Door deze kwalifikaties van de gedachtengang: een voortgang van het onbegrip over het dagen naar het uiteindelijke begrip, daardoor wordt nu uitsluitsel gegeven over de problemen die overgebleven zijn nadat de zaken elkaar bij wijze van implikatie op laag drie geraadpleegd hebben. Want het blijkt nu dat in de laatste versregel drie, ja drie stadia op weg naar het begrip gegeven worden. Het zwart, het onbegrip, valt klaarblijkelijk samen met de stippels, de pauze waarmee de voorlopige leegte van het tastende begrip voorgesteld wordt; het goud, het dagende begrip, valt samen met het ‘geval’; het wit, het heldere begrip, valt samen met ‘gevlug’. Zodat het ‘gevlug’ op vlak of stratum nummer vier inderdaad te kennen gegeven wordt als het laatste woord, als de oplossing.

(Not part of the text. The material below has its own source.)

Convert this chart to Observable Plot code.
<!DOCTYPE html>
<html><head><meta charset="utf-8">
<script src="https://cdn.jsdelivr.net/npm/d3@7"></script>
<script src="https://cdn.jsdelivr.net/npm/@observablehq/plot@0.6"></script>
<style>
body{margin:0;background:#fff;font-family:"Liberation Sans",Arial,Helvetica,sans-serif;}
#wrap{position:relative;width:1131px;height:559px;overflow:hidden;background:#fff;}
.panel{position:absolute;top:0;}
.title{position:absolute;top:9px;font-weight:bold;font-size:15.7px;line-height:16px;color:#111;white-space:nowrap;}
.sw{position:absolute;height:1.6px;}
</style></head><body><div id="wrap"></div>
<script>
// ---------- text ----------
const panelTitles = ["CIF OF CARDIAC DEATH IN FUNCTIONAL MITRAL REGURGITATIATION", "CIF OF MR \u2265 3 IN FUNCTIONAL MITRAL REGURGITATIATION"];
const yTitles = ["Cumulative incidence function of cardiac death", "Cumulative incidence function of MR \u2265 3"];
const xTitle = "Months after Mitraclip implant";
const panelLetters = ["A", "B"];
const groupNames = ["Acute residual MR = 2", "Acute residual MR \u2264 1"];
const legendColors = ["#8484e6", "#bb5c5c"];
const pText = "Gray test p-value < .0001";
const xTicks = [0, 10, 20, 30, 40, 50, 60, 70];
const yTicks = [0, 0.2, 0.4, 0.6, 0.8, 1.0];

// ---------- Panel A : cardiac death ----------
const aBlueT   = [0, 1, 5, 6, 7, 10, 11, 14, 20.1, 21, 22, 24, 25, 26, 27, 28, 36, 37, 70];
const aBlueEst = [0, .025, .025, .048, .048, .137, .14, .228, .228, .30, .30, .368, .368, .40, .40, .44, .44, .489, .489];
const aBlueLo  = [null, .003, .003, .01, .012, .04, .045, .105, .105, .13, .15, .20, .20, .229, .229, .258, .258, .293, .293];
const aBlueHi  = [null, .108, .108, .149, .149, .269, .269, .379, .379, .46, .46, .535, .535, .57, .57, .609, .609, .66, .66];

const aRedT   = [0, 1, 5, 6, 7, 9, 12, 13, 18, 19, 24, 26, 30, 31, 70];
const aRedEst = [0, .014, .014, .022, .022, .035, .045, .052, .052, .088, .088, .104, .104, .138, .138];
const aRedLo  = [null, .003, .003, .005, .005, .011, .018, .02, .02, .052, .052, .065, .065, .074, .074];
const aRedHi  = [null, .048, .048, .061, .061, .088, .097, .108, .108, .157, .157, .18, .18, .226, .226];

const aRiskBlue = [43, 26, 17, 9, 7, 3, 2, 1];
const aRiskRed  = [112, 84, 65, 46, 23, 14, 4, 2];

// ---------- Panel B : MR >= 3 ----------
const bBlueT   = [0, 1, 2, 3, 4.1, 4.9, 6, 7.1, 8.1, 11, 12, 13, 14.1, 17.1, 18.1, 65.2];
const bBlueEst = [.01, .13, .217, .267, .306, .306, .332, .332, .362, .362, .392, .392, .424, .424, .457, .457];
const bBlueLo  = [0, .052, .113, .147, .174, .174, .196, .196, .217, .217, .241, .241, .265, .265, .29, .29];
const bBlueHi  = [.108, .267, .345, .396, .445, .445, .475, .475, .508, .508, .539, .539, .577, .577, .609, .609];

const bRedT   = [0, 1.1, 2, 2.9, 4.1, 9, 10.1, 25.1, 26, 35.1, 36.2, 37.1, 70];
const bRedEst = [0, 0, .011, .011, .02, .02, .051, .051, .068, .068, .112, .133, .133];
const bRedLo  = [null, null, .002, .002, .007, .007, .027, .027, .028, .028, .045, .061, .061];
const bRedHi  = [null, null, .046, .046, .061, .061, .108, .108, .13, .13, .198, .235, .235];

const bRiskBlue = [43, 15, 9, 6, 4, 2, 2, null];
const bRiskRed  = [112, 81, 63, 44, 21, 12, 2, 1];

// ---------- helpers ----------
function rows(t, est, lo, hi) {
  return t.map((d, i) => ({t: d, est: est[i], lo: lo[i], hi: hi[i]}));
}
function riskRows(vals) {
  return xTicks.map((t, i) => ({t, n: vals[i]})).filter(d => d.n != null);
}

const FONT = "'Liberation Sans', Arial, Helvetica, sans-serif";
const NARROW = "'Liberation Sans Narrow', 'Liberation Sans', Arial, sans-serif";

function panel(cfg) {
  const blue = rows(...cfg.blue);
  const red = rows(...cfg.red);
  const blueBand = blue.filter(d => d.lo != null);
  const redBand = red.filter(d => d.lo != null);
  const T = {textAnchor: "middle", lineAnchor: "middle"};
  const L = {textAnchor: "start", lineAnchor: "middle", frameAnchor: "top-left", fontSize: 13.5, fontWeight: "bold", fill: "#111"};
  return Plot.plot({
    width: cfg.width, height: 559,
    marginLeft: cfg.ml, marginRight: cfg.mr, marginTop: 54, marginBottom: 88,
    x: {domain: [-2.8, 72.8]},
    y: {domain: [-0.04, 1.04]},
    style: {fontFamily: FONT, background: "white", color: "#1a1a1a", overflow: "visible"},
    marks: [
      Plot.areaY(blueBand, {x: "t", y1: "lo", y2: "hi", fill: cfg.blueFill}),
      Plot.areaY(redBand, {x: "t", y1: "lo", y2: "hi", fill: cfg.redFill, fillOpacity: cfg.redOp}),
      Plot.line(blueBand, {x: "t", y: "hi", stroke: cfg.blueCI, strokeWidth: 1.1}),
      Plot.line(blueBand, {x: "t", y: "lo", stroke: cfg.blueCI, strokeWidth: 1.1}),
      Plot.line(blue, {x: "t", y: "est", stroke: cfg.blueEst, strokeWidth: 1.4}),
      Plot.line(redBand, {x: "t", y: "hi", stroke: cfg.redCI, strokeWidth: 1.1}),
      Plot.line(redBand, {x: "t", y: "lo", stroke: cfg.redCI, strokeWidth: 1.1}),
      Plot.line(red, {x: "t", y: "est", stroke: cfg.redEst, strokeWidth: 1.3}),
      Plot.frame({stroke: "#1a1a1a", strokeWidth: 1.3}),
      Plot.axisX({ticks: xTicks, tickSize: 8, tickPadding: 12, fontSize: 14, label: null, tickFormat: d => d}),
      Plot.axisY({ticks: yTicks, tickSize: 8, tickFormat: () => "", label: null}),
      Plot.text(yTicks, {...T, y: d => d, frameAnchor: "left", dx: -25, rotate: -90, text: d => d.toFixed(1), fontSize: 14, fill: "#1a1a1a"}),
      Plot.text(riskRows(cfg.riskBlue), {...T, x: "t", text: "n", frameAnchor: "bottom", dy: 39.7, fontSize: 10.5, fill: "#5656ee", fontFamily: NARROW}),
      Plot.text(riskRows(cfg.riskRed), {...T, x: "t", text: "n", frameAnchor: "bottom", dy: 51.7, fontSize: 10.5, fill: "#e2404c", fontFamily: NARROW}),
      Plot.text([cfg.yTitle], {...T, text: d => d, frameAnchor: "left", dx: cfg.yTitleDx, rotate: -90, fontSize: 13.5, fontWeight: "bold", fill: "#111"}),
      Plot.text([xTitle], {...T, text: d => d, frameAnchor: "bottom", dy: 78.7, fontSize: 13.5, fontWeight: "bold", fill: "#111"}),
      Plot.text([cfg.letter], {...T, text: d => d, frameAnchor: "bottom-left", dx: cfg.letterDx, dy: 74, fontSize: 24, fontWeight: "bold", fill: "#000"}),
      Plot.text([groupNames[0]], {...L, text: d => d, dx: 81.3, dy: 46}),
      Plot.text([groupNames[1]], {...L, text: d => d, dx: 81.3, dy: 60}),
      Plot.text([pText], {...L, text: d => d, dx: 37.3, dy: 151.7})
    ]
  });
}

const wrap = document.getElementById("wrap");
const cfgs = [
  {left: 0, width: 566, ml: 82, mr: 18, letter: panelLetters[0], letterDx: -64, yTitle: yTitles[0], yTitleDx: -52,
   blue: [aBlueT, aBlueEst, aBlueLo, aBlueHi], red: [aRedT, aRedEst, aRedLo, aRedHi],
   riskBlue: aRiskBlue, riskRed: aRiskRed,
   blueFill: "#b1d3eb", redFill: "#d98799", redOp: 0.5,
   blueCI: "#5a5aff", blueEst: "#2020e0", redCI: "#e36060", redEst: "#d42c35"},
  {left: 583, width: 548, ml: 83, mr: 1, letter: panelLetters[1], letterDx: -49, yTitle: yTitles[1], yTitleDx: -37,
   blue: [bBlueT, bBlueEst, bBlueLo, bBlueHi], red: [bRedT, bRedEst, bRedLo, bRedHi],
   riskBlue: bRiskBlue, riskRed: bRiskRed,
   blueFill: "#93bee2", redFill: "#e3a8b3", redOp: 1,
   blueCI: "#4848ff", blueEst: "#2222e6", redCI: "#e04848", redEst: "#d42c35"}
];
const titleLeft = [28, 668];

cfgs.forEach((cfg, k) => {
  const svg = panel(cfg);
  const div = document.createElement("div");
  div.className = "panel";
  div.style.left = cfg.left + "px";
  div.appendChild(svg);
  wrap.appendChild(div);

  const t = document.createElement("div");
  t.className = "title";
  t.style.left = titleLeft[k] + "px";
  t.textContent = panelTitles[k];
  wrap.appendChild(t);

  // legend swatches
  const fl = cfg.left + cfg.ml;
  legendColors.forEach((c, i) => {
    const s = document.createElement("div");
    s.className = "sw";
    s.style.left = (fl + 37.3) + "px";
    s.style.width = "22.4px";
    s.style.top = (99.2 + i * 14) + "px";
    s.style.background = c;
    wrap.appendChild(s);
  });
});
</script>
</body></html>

Hoe makkelijk de evenwichtige verhoudingen tussen laag drie en vier verstoord kunnen worden, en hoe zuiver de lagen inderdaad door Van Wyk Louw in evenwicht gehouden worden, wil ik tenslotte illustreren aan een variant van Dood in die Berge. In Standpunte 1 nummer 1 lezen we:
Deze lezing verschilt op twee plaatsen van de eindvorm die het gedicht in de bundel Nuwe Verse gekregen heeft. Daar is de dubbele punt na de tweede regel, het ‘groen’ in regel drie. Indien de dichter de dubbele punt gehandhaafd had, dan was de zelfstandige waarde van laag drie in het gedrang gekomen. Want door de dubbele punt wordt ‘fonkel’ over één kam geschoren met woorden zoals ‘zeggen’ en ‘denken’ die de directe reden aankondigen als ze door een
dubbele punt gevolgd worden. De ‘letterlijke’ waarde van ‘fonkel’, zijn aanschouwelijke dimensie waarin hij op laag drie bestaat, wordt hierdoor aangetast. De dubbele punt is hier een te directe aanduiding van de waarde op laag vier.
Indien de dichter daarentegen het ‘groen’ gehandhaafd had, dan zou hij laag vier op zijn beurt in het gedrang gebracht hebben. Want deze extra kleur aktiveert de kleurwaarde van ‘swart en goud en wit’ en dempt zodoende hun potentiële symboolwaarde, waardoor de vierde laag gekonstitueerd moet worden!
- 1)
- Een ?zaak? is alles waarheen men met een woord kan verwijzen (in aansluiting bij Anton Reichling, in E.N.S.I.E. II, 1947, blz. 39).